Jessica Chapman, a 2016 MA graduate of the communication program, has successfully submitted an article for publication in an upcoming special edition of the Media and Arts Law Review titled “Watching Me, Watching You: Surveillance, the Media and Law”. Chapman’s article, “A Different Kind of Shot: Policing, Media, and Body Worn Video” investigates the changing expectations of police work as body worn video devices become increasingly popular in the policing context and the subsequent logics that officers must adopt in order to record footage that can later be used as evidence.

Based on a chapter from her recently defended thesis, the article situates the adoption of body worn video within a broader war on police (and state) visibility and argues that by positioning these surveillance technologies directly on the body officers are forced to change the way they approach their work.

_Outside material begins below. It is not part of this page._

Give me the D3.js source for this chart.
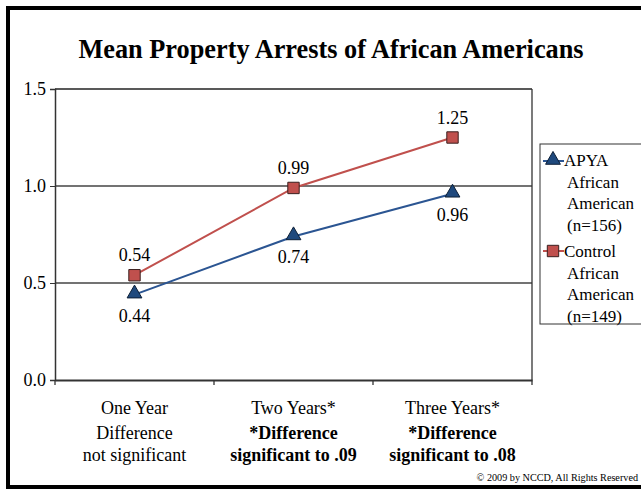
<!DOCTYPE html>
<html><head><meta charset="utf-8">
<script src="https://cdn.jsdelivr.net/npm/d3@7"></script>
<style>body{margin:0;background:#fff}svg{display:block}</style>
</head><body><svg id="c" width="641" height="489"></svg>
<script>
const categories = ["One Year", "Two Years*", "Three Years*"];
const notes1 = ["Difference", "*Difference", "*Difference"];
const notes2 = ["not significant", "significant to .09", "significant to .08"];
const noteBold = [false, true, true];
const apya = [0.44, 0.74, 0.96];
const control = [0.54, 0.99, 1.25];
const yTicks = [0, 0.5, 1.0, 1.5];
const legendApya = ["APYA", "African", "American", "(n=156)"];
const legendControl = ["Control", "African", "American", "(n=149)"];

const FF = "'Liberation Serif'";
const svg = d3.select("#c").style("font-family", FF);
const T_ = (sel) => sel.style("font-family", FF).attr("fill", "#000");
const L = 55, R = 532, T = 89, B = 380;
const x = d3.scaleBand().domain(categories).range([L, R]);
const y = d3.scaleLinear().domain([0, 1.5]).range([B, T]);
const cx = d => x(d) + x.bandwidth() / 2;

// frame
svg.append("rect").attr("x", 8).attr("y", 8).attr("width", 660).attr("height", 479)
  .attr("fill", "none").attr("stroke", "#000").attr("stroke-width", 4);

T_(svg.append("text")).attr("x", 331).attr("y", 58).attr("text-anchor", "middle")
  .attr("font-size", 26.3).attr("font-weight", "bold").text("Mean Property Arrests of African Americans");

// gridlines
svg.append("g").selectAll("line").data(yTicks.filter(d => d > 0)).join("line")
  .attr("x1", L).attr("x2", R).attr("y1", d => y(d)).attr("y2", d => y(d))
  .attr("stroke", d => d === 1.5 ? "#222" : "#444").attr("stroke-width", 1.3);
svg.append("line").attr("x1", R).attr("x2", R).attr("y1", T).attr("y2", B).attr("stroke", "#333").attr("stroke-width", 1.3);

// y axis
const ya = svg.append("g").attr("transform", `translate(${L},0)`)
  .call(d3.axisLeft(y).tickValues(yTicks).tickFormat(d3.format(".1f")).tickSize(5).tickPadding(4));
ya.attr("font-family", null);
ya.select(".domain").attr("stroke", "#333").attr("stroke-width", 1.5);
ya.selectAll(".tick line").attr("stroke", "#333");
T_(ya.selectAll("text")).attr("font-size", 18);

// x axis
const xa = svg.append("g").attr("transform", `translate(0,${B})`)
  .call(d3.axisBottom(x).tickSize(0).tickFormat(""));
xa.select(".domain").attr("stroke", "#333").attr("stroke-width", 2);
svg.append("g").selectAll("line").data(categories.map(c => x(c)).concat([R])).join("line")
  .attr("x1", d => d).attr("x2", d => d).attr("y1", B).attr("y2", B + 5).attr("stroke", "#333").attr("stroke-width", 1.3);

categories.forEach((c, i) => {
  T_(svg.append("text")).attr("x", cx(c)).attr("y", 414).attr("text-anchor", "middle").attr("font-size", 18).text(c);
  T_(svg.append("text")).attr("x", cx(c)).attr("y", 439).attr("text-anchor", "middle").attr("font-size", 18)
    .attr("font-weight", noteBold[i] ? "bold" : "normal").text(notes1[i]);
  T_(svg.append("text")).attr("x", cx(c)).attr("y", 461).attr("text-anchor", "middle").attr("font-size", 18)
    .attr("font-weight", noteBold[i] ? "bold" : "normal").text(notes2[i]);
});

const red = "#C0504D", blue = "#1F497D";
const line = d3.line().x((d, i) => cx(categories[i])).y(d => y(d));
svg.append("path").datum(control).attr("d", line).attr("fill", "none").attr("stroke", red).attr("stroke-width", 2);
svg.append("path").datum(apya).attr("d", line).attr("fill", "none").attr("stroke", "#2B5592").attr("stroke-width", 2);

const sq = d3.symbol().type(d3.symbolSquare).size(130);
const tri = d3.symbol().type(d3.symbolTriangle).size(95);
svg.append("g").selectAll("path").data(control).join("path").attr("d", sq)
  .attr("transform", (d, i) => `translate(${cx(categories[i])},${y(d)})`)
  .attr("fill", red).attr("stroke", "#3a1f1e").attr("stroke-width", 1);
svg.append("g").selectAll("path").data(apya).join("path").attr("d", tri)
  .attr("transform", (d, i) => `translate(${cx(categories[i])},${y(d) - 1})`)
  .attr("fill", blue).attr("stroke", "#0d1f36").attr("stroke-width", 1);

T_(svg.append("g").selectAll("text").data(control).join("text"))
  .attr("x", (d, i) => cx(categories[i])).attr("y", d => y(d) - 14).attr("text-anchor", "middle").attr("font-size", 18)
  .text(d => d3.format(".2f")(d));
T_(svg.append("g").selectAll("text").data(apya).join("text"))
  .attr("x", (d, i) => cx(categories[i])).attr("y", d => y(d) + 27).attr("text-anchor", "middle").attr("font-size", 18)
  .text(d => d3.format(".2f")(d));

// legend
svg.append("rect").attr("x", 540).attr("y", 144).attr("width", 120).attr("height", 180)
  .attr("fill", "#fff").attr("stroke", "#333").attr("stroke-width", 1);
svg.append("line").attr("x1", 543).attr("x2", 564).attr("y1", 161).attr("y2", 161).attr("stroke", "#2B5592").attr("stroke-width", 2);
svg.append("path").attr("d", tri).attr("transform", "translate(553,160)").attr("fill", blue).attr("stroke", "#0d1f36");
svg.append("line").attr("x1", 543).attr("x2", 564).attr("y1", 251).attr("y2", 251).attr("stroke", red).attr("stroke-width", 2);
svg.append("path").attr("d", sq).attr("transform", "translate(553,251)").attr("fill", red).attr("stroke", "#3a1f1e");
legendApya.forEach((t, i) => T_(svg.append("text")).attr("x", i === 0 ? 564 : 567).attr("y", 166 + i * 21.5).attr("font-size", 17).text(t));
legendControl.forEach((t, i) => T_(svg.append("text")).attr("x", i === 0 ? 564 : 567).attr("y", 257 + i * 21.5).attr("font-size", 17).text(t));

T_(svg.append("text")).attr("x", 638).attr("y", 481).attr("text-anchor", "end").attr("font-size", 10.2).text("© 2009 by NCCD, All Rights Reserved");
</script></body></html>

Specifically, the adoption of these devices coupled with the expectation that officers will record usable visual evidence pushes officers to adopt the logic of their camera, essentially turning them into videographers. Chapman suggests that the utility of these devices in solving issues of police misconduct has been overstated in the dominant discourse and she questions whether the new set of skills that officers must adopt in order to properly use these surveillance cameras is a potential detriment to effective policing.

The Media and Arts Law Review is a quarterly, refereed journal organized by the University of Melbourne Law School. The journal examines all areas of media and arts law including areas such as Communications, Contempt, Copyright, Cultural Heritage, Defamation, Digitisation, Entertainment, Free Speech, Intellectual Property, Journalism, Privacy and Public Interest. The special surveillance edition is slated for publication in September 2016.